The question, then, recurs—Has the first mortgagee, in this case, been indemnified? It is admitted, he has not,. Was not that one of the conditions in the mortgage deed ? It manifestly was. It is, then, beyond my comprehension to imagine how a court of equity could compel him to relinquish his legal estate, until he was indemnified. It is said, indeed, that the giving a new note is an extinguishment of the old one. However this may be at few, it is not so in equity, when one seeks to divest another of a legal estate, while the holder has an equitable lien on it.
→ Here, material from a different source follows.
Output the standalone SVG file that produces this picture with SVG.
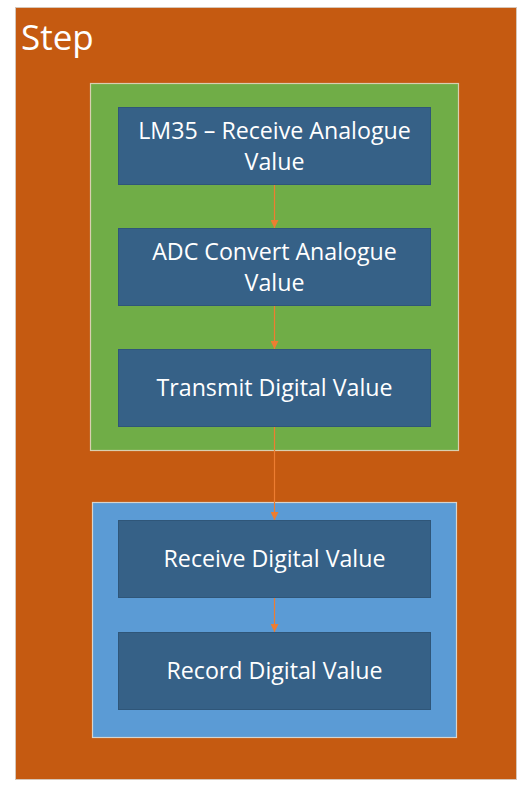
<svg xmlns="http://www.w3.org/2000/svg" width="522" height="788" viewBox="0 0 522 788">
<defs>
<style>
.box{fill:#366187;stroke:#2f5679;stroke-width:1}
.lbl{font-family:"Open Sans","Liberation Sans",sans-serif;font-size:23.2px;fill:#ffffff;text-anchor:middle}
.conn{stroke:#ED7D31;stroke-width:1.2;fill:none}
</style>
<marker id="ah" viewBox="0 0 10 10" refX="10" refY="5" markerWidth="8" markerHeight="8" markerUnits="userSpaceOnUse" orient="auto">
<path d="M0,0 L10,5 L0,10 z" fill="#ED7D31"/>
</marker>
</defs>
<rect width="522" height="788" fill="#ffffff"/>
<g id="step">
<rect x="15.5" y="7.5" width="501" height="772" fill="#C55A11" stroke="#d6c6b8" stroke-width="1"/>
<text x="21" y="50" font-family="Open Sans, Liberation Sans, sans-serif" font-size="35" fill="#ffffff">Step</text>
</g>
<g id="group-sensor">
<rect x="90.5" y="83.5" width="368" height="367" fill="#70AD47" stroke="#d9cfb0" stroke-width="1.2"/>
</g>
<g id="group-receiver">
<rect x="92.5" y="502.5" width="364" height="235" fill="#5B9BD5" stroke="#d8d4cc" stroke-width="1.2"/>
</g>
<g id="n1">
<rect class="box" x="118.5" y="107.5" width="312" height="77"/>
<text class="lbl" x="274.5" y="139">LM35 – Receive Analogue</text>
<text class="lbl" x="274.5" y="170">Value</text>
</g>
<g id="n2">
<rect class="box" x="118.5" y="228.5" width="312" height="77"/>
<text class="lbl" x="274.5" y="260">ADC Convert Analogue</text>
<text class="lbl" x="274.5" y="291">Value</text>
</g>
<g id="n3">
<rect class="box" x="118.5" y="349.5" width="312" height="77"/>
<text class="lbl" x="274.5" y="396">Transmit Digital Value</text>
</g>
<g id="n4">
<rect class="box" x="118.5" y="520.5" width="312" height="77"/>
<text class="lbl" x="274.5" y="567">Receive Digital Value</text>
</g>
<g id="n5">
<rect class="box" x="118.5" y="632.5" width="312" height="77"/>
<text class="lbl" x="274.5" y="679">Record Digital Value</text>
</g>
<g id="connectors">
<line class="conn" x1="274.5" y1="185" x2="274.5" y2="228" marker-end="url(#ah)"/>
<line class="conn" x1="274.5" y1="306" x2="274.5" y2="349" marker-end="url(#ah)"/>
<line class="conn" x1="274.5" y1="427" x2="274.5" y2="520" marker-end="url(#ah)"/>
<line class="conn" x1="274.5" y1="598" x2="274.5" y2="632" marker-end="url(#ah)"/>
</g>
</svg>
Can the mortgagor say to the mortgagee—“ You indorsed for me a note of 400 dollars, payable at the Middletown bank, in ninety days; and to secure you, I gave you a mortgage, the condition of which was, that the legal title should vest in you, if I' did not pay the note, when due, and also save you harmless in all respects. The note has not, indeed, been paid ; but it has been taken up, and a new one given for the balance :—therefore, the debt of 400 dollars has been extinguished; and though you indorsed the note, and have been obliged to pay it, still you are indemnified, and the lien on the mortgaged premises is extinguished,• and I am entitled, in a court of equity, (which, indeed, never interferes, to divest one of a legal title, until perfect equity has been done him,) to have a re-conveyance of the premises !”
The second mortgagee has no equity, which did not belong to the mortgagor. I am, therefore, clearly of opinion, that the decree of the superior court was correct throughout, and ought to be affirmed.
Brainard, J. was of the same opinion.
Peters, J. being a party in the suit, gave no opinion.
The decree to be affirmed as to the sum paid on the first note ; and reversed as to the residue.